When we don’t question data, when we just accept it at face value, we risk making the same mistakes over and over again.
And the context of our data matters. It’s not just about what the data shows; it’s about where it comes from, who collected it, and why. But here’s the thing: if the way we use the data changes, the context has to change, too.
Take the “collect once, use many times” approach. Sounds good in theory, doesn't it? But it only works if the context of the data stays the same. If data was collected for one reason, let’s say tracking health outcomes, but then repurposed for something else, like determining insurance premiums, then the context has shifted. And if you don’t adjust for that, you’re bound to get things wrong.
Imagine using health data collected during the Covid pandemic to inform long-term health policy. The pandemic threw all sorts of things out - health behaviours, treatment effectiveness, etc. If that data isn’t adjusted to reflect those anomalies, you’re making decisions based on a snapshot of an extraordinary situation, not the bigger picture.
You see, the context isn’t just about the data itself. It’s about how the data’s used. If it was gathered for one purpose, but gets used for something completely different, that shift could lead to decisions that aren’t fair or accurate.
A healthy data culture isn’t about getting it perfect. It’s about being aware, staying awake, and asking questions. So what does it look like in practice?
Making sure the context is always part of the conversation, especially when it comes to data collection, analysis, and decision-making.
Questioning black box systems instead of just trusting them because they’re “smart.”
Owning up to bias and trying to fix it, instead of pretending it’s not there.
Treating data literacy as a fundamental skill for everyone, not just the people who "do" data.
Building trust by being transparent, not assuming people will just give it to you.
A healthy data culture isn’t about getting it perfect.
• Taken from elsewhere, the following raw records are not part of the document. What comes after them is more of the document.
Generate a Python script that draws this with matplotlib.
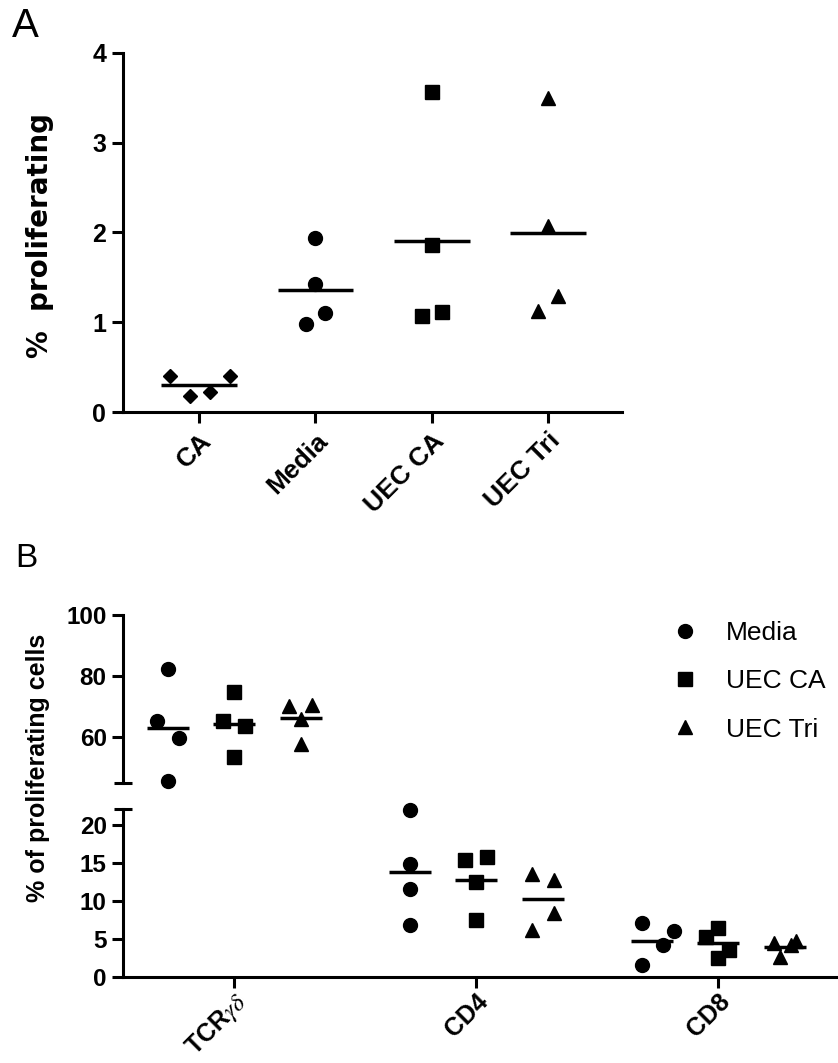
import numpy as np
import matplotlib.pyplot as plt
from matplotlib.lines import Line2D

# ---- panel A: % proliferating ----
a_groups = ["CA", "Media", "UEC CA", "UEC Tri"]
a_ca = [0.40, 0.18, 0.22, 0.40]
a_media = [1.94, 1.43, 1.10, 0.98]
a_uec_ca = [3.57, 1.86, 1.07, 1.11]
a_uec_tri = [3.50, 2.07, 1.29, 1.12]

# ---- panel B: % of proliferating cells ----
b_cells = [r"TCR$\gamma\delta$", "CD4", "CD8"]
b_series = ["Media", "UEC CA", "UEC Tri"]
b_media = [[82.2, 65.2, 59.5, 45.5], [22.0, 14.8, 11.6, 6.8], [7.1, 6.0, 4.2, 1.5]]
b_uec_ca = [[74.8, 65.2, 63.5, 53.4], [15.4, 15.8, 12.5, 7.5], [6.4, 5.3, 3.5, 2.5]]
b_uec_tri = [[70.3, 70.6, 66.0, 57.8], [13.6, 12.7, 8.4, 6.2], [4.4, 4.2, 4.65, 2.6]]

# scatter jitter (layout only)
a_jitter = [[-0.25, -0.08, 0.09, 0.26], [0, 0, 0.086, -0.086],
            [0, 0, -0.086, 0.092], [0, 0, 0.092, -0.086]]
b_offset = [-0.273, 0.0, 0.277]
b_jitter = [
    [[0, -0.045, 0.045, 0], [0, 0, 0, 0], [-0.041, 0.091, 0.045, -0.041]],
    [[0, -0.045, 0.045, 0], [-0.045, 0.045, 0, 0], [0, -0.05, 0.045, 0]],
    [[-0.05, 0.045, 0, 0], [-0.045, 0.045, 0.045, -0.045], [-0.045, 0.025, 0.045, -0.021]],
]

plt.rcParams['font.family'] = ['Liberation Sans', 'DejaVu Sans']
plt.rcParams['mathtext.fontset'] = 'stix'

LW = 2.2
W, H = 838, 1063


def px_axes(l, t, r, b):
    return fig.add_axes([l / W, 1 - b / H, (r - l) / W, (b - t) / H])


def style_axes(ax, bottom=True):
    for s in ['top', 'right']:
        ax.spines[s].set_visible(False)
    ax.spines['left'].set_linewidth(LW)
    ax.spines['bottom'].set_linewidth(LW)
    if not bottom:
        ax.spines['bottom'].set_visible(False)
        ax.tick_params(axis='x', bottom=False, labelbottom=False)
    ax.tick_params(width=LW, length=8, pad=4)
    for lab in ax.get_yticklabels() + ax.get_xticklabels():
        lab.set_fontweight('bold')


fig = plt.figure(figsize=(W / 100, H / 100), dpi=100)

# ---------------- panel A ----------------
axA = px_axes(123, 53, 622, 412)
a_values = [a_ca, a_media, a_uec_ca, a_uec_tri]
a_markers = ['D', 'o', 's', '^']
a_sizes = [7.5, 10, 9.5, 10]
for i, vals in enumerate(a_values):
    x = i + np.array(a_jitter[i])
    axA.plot(x, vals, ls='none', marker=a_markers[i], ms=a_sizes[i],
             color='black', clip_on=False)
    axA.hlines(np.mean(vals), i - 0.327, i + 0.327, color='black', lw=2.5)
axA.set_xlim(-0.658, 3.64)
axA.set_ylim(0, 4)
axA.set_yticks([0, 1, 2, 3, 4])
axA.set_xticks(range(len(a_groups)))
axA.set_xticklabels(a_groups, rotation=45, ha='right', rotation_mode='anchor')
axA.tick_params(axis='y', labelsize=18)
axA.tick_params(axis='x', labelsize=19)
style_axes(axA)

fig.text(40 / W, 1 - 236 / H, "%  proliferating", rotation=90, fontsize=20,
         fontweight='bold', family='DejaVu Sans', ha='center', va='center')
fig.text(12 / W, 1 - 7 / H, "A", fontsize=29, ha='left', va='top')

# ---------------- panel B ----------------
axT = px_axes(123.3, 615, 836, 782.7)
axB = px_axes(123.3, 809.3, 836, 976.7)
b_values = [b_media, b_uec_ca, b_uec_tri]
b_markers = ['o', 's', '^']
b_sizes = [10, 9.5, 10]
for s, series in enumerate(b_values):
    for c, vals in enumerate(series):
        ax = axT if c == 0 else axB
        x = c + b_offset[s] + np.array(b_jitter[s][c])
        ax.plot(x, vals, ls='none', marker=b_markers[s], ms=b_sizes[s],
                color='black', clip_on=False)
        xc = c + b_offset[s]
        ax.hlines(np.mean(vals), xc - 0.088, xc + 0.088, color='black', lw=2.5)

for ax in (axT, axB):
    ax.set_xlim(-0.457, 2.487)
axT.set_ylim(45, 100)
axT.set_yticks([60, 80, 100])
axB.set_ylim(0, 22.08)
axB.set_yticks([0, 5, 10, 15, 20])
axB.set_xticks(range(len(b_cells)))
axB.set_xticklabels(b_cells, rotation=45, ha='right', rotation_mode='anchor')
axT.tick_params(axis='y', labelsize=17.5)
axB.tick_params(axis='y', labelsize=17.5)
axB.tick_params(axis='x', labelsize=18)
style_axes(axT, bottom=False)
style_axes(axB)
axB.tick_params(axis='x', pad=1)

# axis break caps
cap = 9 / (836 - 123.3)
axT.plot([-cap, cap], [45, 45], transform=axT.get_yaxis_transform(),
         color='black', lw=LW, clip_on=False, solid_capstyle='butt')
axB.plot([-cap, cap], [22.08, 22.08], transform=axB.get_yaxis_transform(),
         color='black', lw=LW, clip_on=False, solid_capstyle='butt')

handles = [Line2D([], [], ls='none', marker=m, ms=sz, color='black')
           for m, sz in zip(b_markers, b_sizes)]
fig.legend(handles, b_series, loc='upper left',
           bbox_to_anchor=(672 / W, 1 - 621 / H), frameon=False, fontsize=19,
           handlelength=1.0, handletextpad=1.05, labelspacing=0.92,
           borderpad=0, borderaxespad=0)

fig.text(38 / W, 1 - 768 / H, "% of proliferating cells", rotation=90,
         fontsize=18, fontweight='bold', ha='center', va='center')
fig.text(15 / W, 1 - 543 / H, "B", fontsize=24, ha='left', va='top')

fig.savefig("out.png", dpi=100)
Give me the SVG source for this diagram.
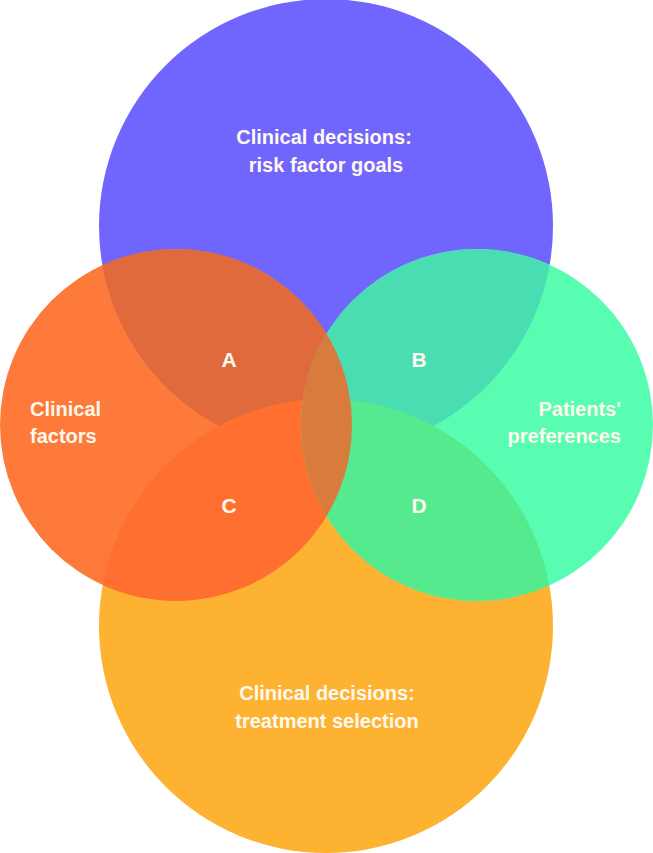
<svg xmlns="http://www.w3.org/2000/svg" width="653" height="853" viewBox="0 0 653 853">
<style>
text{font-family:"Liberation Sans","Noto Sans",Arial,sans-serif;font-weight:bold;font-size:20px;fill:#FFF8EE}
.m{text-anchor:middle}
.e{text-anchor:end}
.big{font-size:21px}
</style>
<defs>
<circle id="cP" cx="326" cy="226" r="227"/>
<circle id="cY" cx="326" cy="626" r="227"/>
<circle id="cL" cx="176" cy="425" r="176"/>
<circle id="cR" cx="477" cy="425" r="176"/>
<clipPath id="clipP"><use href="#cP"/></clipPath>
<clipPath id="clipY"><use href="#cY"/></clipPath>
<clipPath id="clipL"><use href="#cL"/></clipPath>
</defs>
<rect width="653" height="853" fill="#FFFFFF"/>
<g id="risk-factor-goals">
<use href="#cP" fill="#7066FE"/>
<text class="m" x="324" y="144">Clinical decisions:</text>
<text class="m" x="326" y="172">risk factor goals</text>
</g>
<g id="treatment-selection">
<use href="#cY" fill="#FEB232"/>
<text class="m" x="327" y="700">Clinical decisions:</text>
<text class="m" x="327" y="728">treatment selection</text>
</g>
<g id="clinical-factors">
<use href="#cL" fill="#FE7A3A"/>
</g>
<g id="patients-preferences">
<use href="#cR" fill="#58FDB2"/>
</g>
<g id="overlaps">
<g id="region-A"><use href="#cL" clip-path="url(#clipP)" fill="#E06A3C"/></g>
<g id="region-B"><use href="#cR" clip-path="url(#clipP)" fill="#4BDDB2"/></g>
<g id="region-C"><use href="#cL" clip-path="url(#clipY)" fill="#FF7030"/></g>
<g id="region-D"><use href="#cR" clip-path="url(#clipY)" fill="#55EA8E"/></g>
<g id="region-center"><use href="#cR" clip-path="url(#clipL)" fill="#D87B3C"/></g>
</g>
<g id="labels">
<text x="30" y="416">Clinical</text>
<text x="30" y="443">factors</text>
<text class="e" x="621" y="416">Patients'</text>
<text class="e" x="621" y="443">preferences</text>
<text class="m big" x="229" y="367">A</text>
<text class="m big" x="419" y="367">B</text>
<text class="m big" x="229" y="513">C</text>
<text class="m big" x="419" y="513">D</text>
</g>
</svg>
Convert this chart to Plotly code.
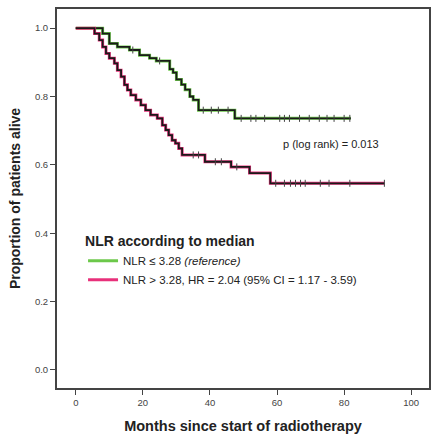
import numpy as np
import plotly.graph_objects as go

# Kaplan-Meier step data (months, survival proportion)
low_times = [0, 8, 10, 12.4, 16, 19, 22, 24, 28, 29, 30, 31.5, 32.6, 34, 35, 36.6, 47.4, 82]
low_surv = [1.0, 0.984, 0.955, 0.945, 0.936, 0.921, 0.912, 0.904, 0.88, 0.87, 0.85, 0.835, 0.82, 0.80, 0.79, 0.76, 0.736, 0.736]
low_censor = [17, 25, 38, 40.4, 42.5, 45.4, 49.3, 52.2, 53.7, 56.3, 60.8, 62.2, 63.7, 66.7, 69.6, 72.6, 74.9, 77, 80, 81.7]

high_times = [0, 5.6, 7, 8, 9, 10, 11.5, 12.4, 13.5, 14.5, 15.4, 16.4, 17.9, 19.4, 20.8, 22.3, 24.3, 25.8,
              26.8, 27.7, 28.7, 29.7, 30.7, 31.7, 38.5, 46.3, 51.8, 58, 92]
high_surv = [1.0, 0.984, 0.965, 0.945, 0.926, 0.912, 0.897, 0.877, 0.858, 0.834, 0.819, 0.804, 0.790, 0.775,
             0.760, 0.746, 0.736, 0.716, 0.702, 0.687, 0.672, 0.663, 0.648, 0.629, 0.609, 0.594, 0.576, 0.546, 0.546]
high_censor = [35, 36.6, 41.6, 43.4, 48, 59.6, 62.2, 64, 65.5, 67, 68.4, 72.9, 75.5, 81.7, 92]

x_ticks = [0, 20, 40, 60, 80, 100]
y_ticks = [0.0, 0.2, 0.4, 0.6, 0.8, 1.0]

legend_title = "NLR according to median"
low_name = "NLR ≤ 3.28 <i>(reference)</i>"
high_name = "NLR > 3.28, HR = 2.04 (95% CI = 1.17 - 3.59)"
p_text = "p (log rank) = 0.013"


def step_at(times, surv, t):
    idx = np.searchsorted(np.array(times), np.array(t), side="right") - 1
    return [surv[i] for i in idx]


fig = go.Figure()

for times, surv, cens, col, name in [
    (low_times, low_surv, low_censor, "#6cc84a", low_name),
    (high_times, high_surv, high_censor, "#e8307a", high_name),
]:
    fig.add_trace(go.Scatter(x=times, y=surv, mode="lines", line=dict(shape="hv", color=col, width=3),
                             name=name, legendgroup=name, showlegend=True, hoverinfo="skip"))
    fig.add_trace(go.Scatter(x=times, y=surv, mode="lines", line=dict(shape="hv", color="#1a1a1a", width=1.8),
                             legendgroup=name, showlegend=False, hoverinfo="skip"))
    fig.add_trace(go.Scatter(x=cens, y=step_at(times, surv, cens), mode="markers",
                             marker=dict(symbol="line-ns", size=5, line=dict(color="#444444", width=1)),
                             legendgroup=name, showlegend=False, hoverinfo="skip"))

fig.add_annotation(x=76, y=0.661, text=p_text, showarrow=False, xref="x", yref="y",
                   font=dict(family="Liberation Sans", size=11, color="#222222"))

fig.update_layout(
    width=432, height=439,
    margin=dict(l=57, r=1, t=9, b=51),
    paper_bgcolor="white", plot_bgcolor="white",
    font=dict(family="Liberation Sans", color="#333333"),
    legend=dict(
        x=0.07, y=0.422, xanchor="left", yanchor="top",
        bgcolor="rgba(0,0,0,0)",
        title=dict(text="<b>" + legend_title + "</b>", font=dict(size=14, color="#222222")),
        font=dict(size=11.5, color="#222222"),
        itemwidth=30, tracegroupgap=0,
    ),
    xaxis=dict(
        range=[-5.6, 105.3], tickvals=x_ticks, ticks="outside", ticklen=5, tickcolor="#444444",
        showline=True, linecolor="#444444", linewidth=2, mirror=True, showgrid=False, zeroline=False,
        tickfont=dict(size=9.5, color="#444444"),
        title=dict(text="<b>Months since start of radiotherapy</b>", font=dict(size=14.5, color="#222222"), standoff=13),
    ),
    yaxis=dict(
        range=[-0.053, 1.056], tickvals=y_ticks, tickformat=".1f", ticks="outside", ticklen=5, tickcolor="#444444",
        showline=True, linecolor="#444444", linewidth=2, mirror=True, showgrid=False, zeroline=False,
        tickfont=dict(size=9.5, color="#444444"),
        title=dict(text="<b>Proportion of patients alive</b>", font=dict(size=14, color="#222222"), standoff=11),
    ),
)

fig.write_html("out.html")
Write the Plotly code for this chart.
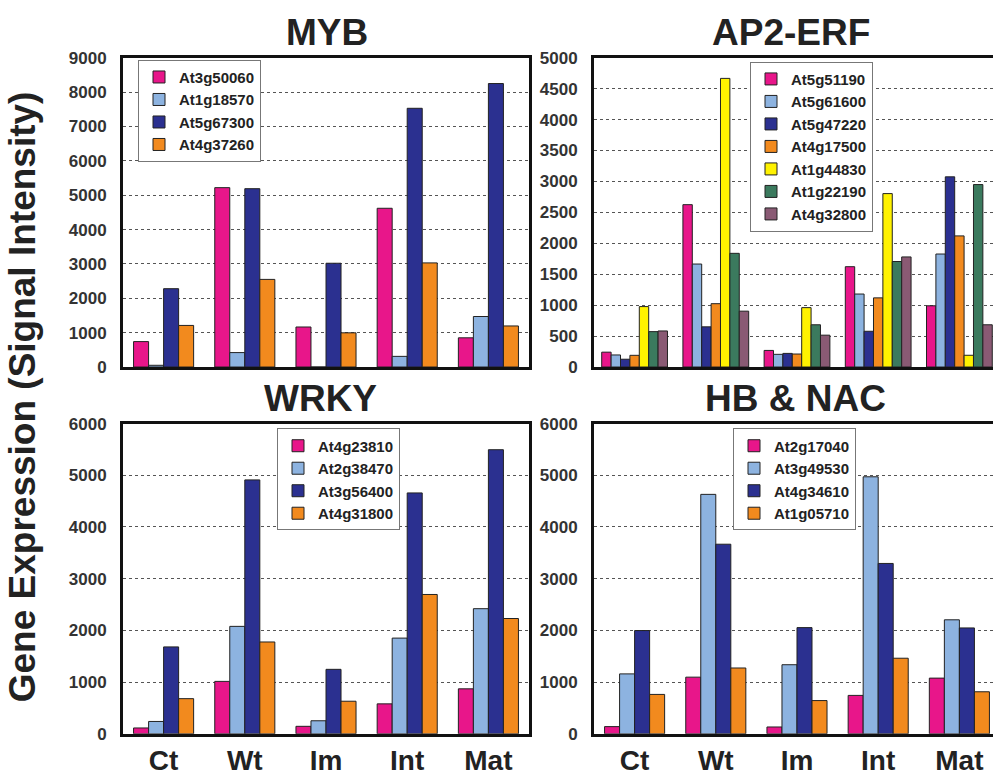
import plotly.graph_objects as go

W, H = 993, 776
stages = ["Ct", "Wt", "Im", "Int", "Mat"]

# ---------------- data ----------------
myb_genes = ["At3g50060", "At1g18570", "At5g67300", "At4g37260"]
myb_At3g50060 = [740, 5220, 1165, 4620, 850]
myb_At1g18570 = [50, 420, 0, 310, 1470]
myb_At5g67300 = [2280, 5190, 3020, 7530, 8250]
myb_At4g37260 = [1210, 2550, 995, 3030, 1195]

ap2_genes = ["At5g51190", "At5g61600", "At5g47220", "At4g17500",
             "At1g44830", "At1g22190", "At4g32800"]
ap2_At5g51190 = [240, 2625, 268, 1622, 990]
ap2_At5g61600 = [195, 1665, 205, 1180, 1827]
ap2_At5g47220 = [126, 650, 220, 578, 3075]
ap2_At4g17500 = [189, 1024, 210, 1118, 2120]
ap2_At1g44830 = [977, 4667, 960, 2804, 190]
ap2_At1g22190 = [572, 1838, 683, 1706, 2950]
ap2_At4g32800 = [583, 903, 515, 1780, 683]

wrky_genes = ["At4g23810", "At2g38470", "At3g56400", "At4g31800"]
wrky_At4g23810 = [113, 1014, 145, 579, 870]
wrky_At2g38470 = [239, 2078, 252, 1851, 2420]
wrky_At3g56400 = [1681, 4911, 1247, 4659, 5495]
wrky_At4g31800 = [680, 1776, 630, 2695, 2230]

hb_genes = ["At2g17040", "At3g49530", "At4g34610", "At1g05710"]
hb_At2g17040 = [139, 1096, 132, 743, 1077]
hb_At3g49530 = [1159, 4631, 1336, 4971, 2205]
hb_At4g34610 = [1997, 3667, 2054, 3295, 2048]
hb_At1g05710 = [762, 1273, 643, 1462, 813]

# ---------------- style ----------------
PINK = "#E8168A"
LBLUE = "#8DB3E0"
NAVY = "#2B3090"
ORANGE = "#F28A1E"
YELLOW = "#FFF200"
GREEN = "#3B7A5E"
MAUVE = "#8A5A74"

FONT = "Liberation Sans, Arial, sans-serif"

panels = [
    dict(name="MYB", genes=myb_genes,
         values=[myb_At3g50060, myb_At1g18570, myb_At5g67300, myb_At4g37260],
         colors=[PINK, LBLUE, NAVY, ORANGE], ymax=9000, dtick=1000,
         xdom=(123, 529), ydom=(50, 367), xmax=4.5, right=True, xlabels=False,
         legend=dict(x=138, y=52), title=(327, 24), gw=0.74),
    dict(name="AP2-ERF", genes=ap2_genes,
         values=[ap2_At5g51190, ap2_At5g61600, ap2_At5g47220, ap2_At4g17500,
                 ap2_At1g44830, ap2_At1g22190, ap2_At4g32800],
         colors=[PINK, LBLUE, NAVY, ORANGE, YELLOW, GREEN, MAUVE], ymax=5000, dtick=500,
         xdom=(594, 993), ydom=(50, 367), xmax=4.414, right=False, xlabels=False,
         legend=dict(x=750, y=54), title=(791, 24), gw=0.81),
    dict(name="WRKY", genes=wrky_genes,
         values=[wrky_At4g23810, wrky_At2g38470, wrky_At3g56400, wrky_At4g31800],
         colors=[PINK, LBLUE, NAVY, ORANGE], ymax=6000, dtick=1000,
         xdom=(123, 529), ydom=(425, 743), xmax=4.5, right=True, xlabels=True,
         legend=dict(x=277, y=430), title=(320, 399), gw=0.74),
    dict(name="HB & NAC", genes=hb_genes,
         values=[hb_At2g17040, hb_At3g49530, hb_At4g34610, hb_At1g05710],
         colors=[PINK, LBLUE, NAVY, ORANGE], ymax=6000, dtick=1000,
         xdom=(594, 993), ydom=(425, 743), xmax=4.414, right=False, xlabels=True,
         legend=dict(x=733, y=430), title=(795, 399), gw=0.74),
]

fig = go.Figure()
layout = dict(
    width=W, height=H, margin=dict(l=0, r=0, t=0, b=0),
    paper_bgcolor="white", plot_bgcolor="white",
    barmode="overlay", showlegend=True,
    font=dict(family=FONT, color="#222"),
)
annotations = []

for k, p in enumerate(panels):
    sfx = "" if k == 0 else str(k + 1)
    xa, ya = "x" + sfx, "y" + sfx
    leg = "legend" + sfx
    n = len(p["genes"])
    bw = p["gw"] / n
    for i, (g, v, c) in enumerate(zip(p["genes"], p["values"], p["colors"])):
        fig.add_trace(go.Bar(
            x=stages, y=v, name=g, xaxis=xa, yaxis=ya, legend=leg,
            legendgroup=f"{k}-{g}",
            width=bw, offset=-p["gw"] / 2 + i * bw,
            marker=dict(color=c, line=dict(color="#222", width=1)),
        ))
    layout["xaxis" + sfx] = dict(
        domain=[p["xdom"][0] / W, p["xdom"][1] / W], anchor=ya,
        type="category", range=[-0.5, p["xmax"]],
        showline=True, linecolor="#111", linewidth=3, mirror=True,
        showgrid=False, ticks="", showticklabels=p["xlabels"],
        tickfont=dict(family=FONT, size=28, weight="bold", color="#222"),
        ticklabelstandoff=0,
    )
    layout["yaxis" + sfx] = dict(
        domain=[1 - p["ydom"][1] / H, 1 - p["ydom"][0] / H], anchor=xa,
        range=[0, p["ymax"]], dtick=p["dtick"], tick0=0,
        showline=True, linecolor="#111", linewidth=3, mirror=p["right"],
        showgrid=True, gridcolor="#555", griddash="dot", gridwidth=1,
        zeroline=False, ticks="",
        tickfont=dict(family=FONT, size=17, weight="bold", color="#333"),
        ticklabelstandoff=10,
    )
    layout[leg] = dict(
        x=p["legend"]["x"] / W, y=1 - p["legend"]["y"] / H,
        xanchor="left", yanchor="top",
        bgcolor="white", bordercolor="#777", borderwidth=1,
        font=dict(family=FONT, size=15, weight="bold", color="#222"),
        tracegroupgap=6, traceorder="normal",
    )
    annotations.append(dict(
        text=p["name"], x=p["title"][0] / W, y=1 - p["title"][1] / H,
        xref="paper", yref="paper", xanchor="center", yanchor="middle",
        showarrow=False,
        font=dict(family=FONT, size=37, weight="bold", color="#222"),
    ))

annotations.append(dict(
    text="Gene Expression (Signal Intensity)", x=22 / W, y=1 - 398 / H,
    xref="paper", yref="paper", xanchor="center", yanchor="middle",
    showarrow=False, textangle=-90,
    font=dict(family=FONT, size=37, weight="bold", color="#222"),
))
layout["annotations"] = annotations
fig.update_layout(**layout)
fig.write_html(
    "out.html",
    config={"displayModeBar": False},
    post_script="document.body.style.margin='0';document.body.style.overflow='hidden';",
)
It’s about being aware, staying awake, and asking questions.
It’s about fostering a culture where everyone feels comfortable asking, “Wait, are we sure about this?” Where data analysts, developers, managers and leaders are all able, and encouraged, to challenge how data is being used.
Just like reality TV, data might look all shiny and impressive at first glance, but that doesn’t mean it’s the full story. A big dataset. A fancy algorithm. A polished project. But none of that matters unless we start asking: Where did this data come from? Who’s missing from the data? And who’s going to get hurt if we keep using it in this way?
Ethical data practice isn’t just something nice to do on the side. It’s the only way to build systems that are truly fair and transparent. It’s easy to get distracted by the flashy stuff. But when you really look closely, at the data, at the context, at the impact, that’s where the real work happens. Because if we care about making things better, the only way is ethics.
Prioritise fairness and transparency. Make it easy for people to understand how their data is being used. Give them real choices.
Treat data literacy as a core skill. Everyone working with data, from executives to analysts to frontline staff, should be able to spot when something does not look right.
Ethical data practice is not about saying no to technology. It is about saying yes to responsibility.
Ethical data practice is not about saying no to technology. It is about saying yes to responsibility.
In the world of data, what looks shiny and impressive on the surface can hide deeper risks underneath. It's not enough to trust our instincts or assume that clever technology knows best. Ethics demands that we slow down, ask better questions, and stay uncomfortable with easy answers.
The real world is messy, complicated, full of hidden stories and unequal histories. The only way to use data well is to respect that complexity, not hide or ignore it.
Because in the end, the only way is ethics.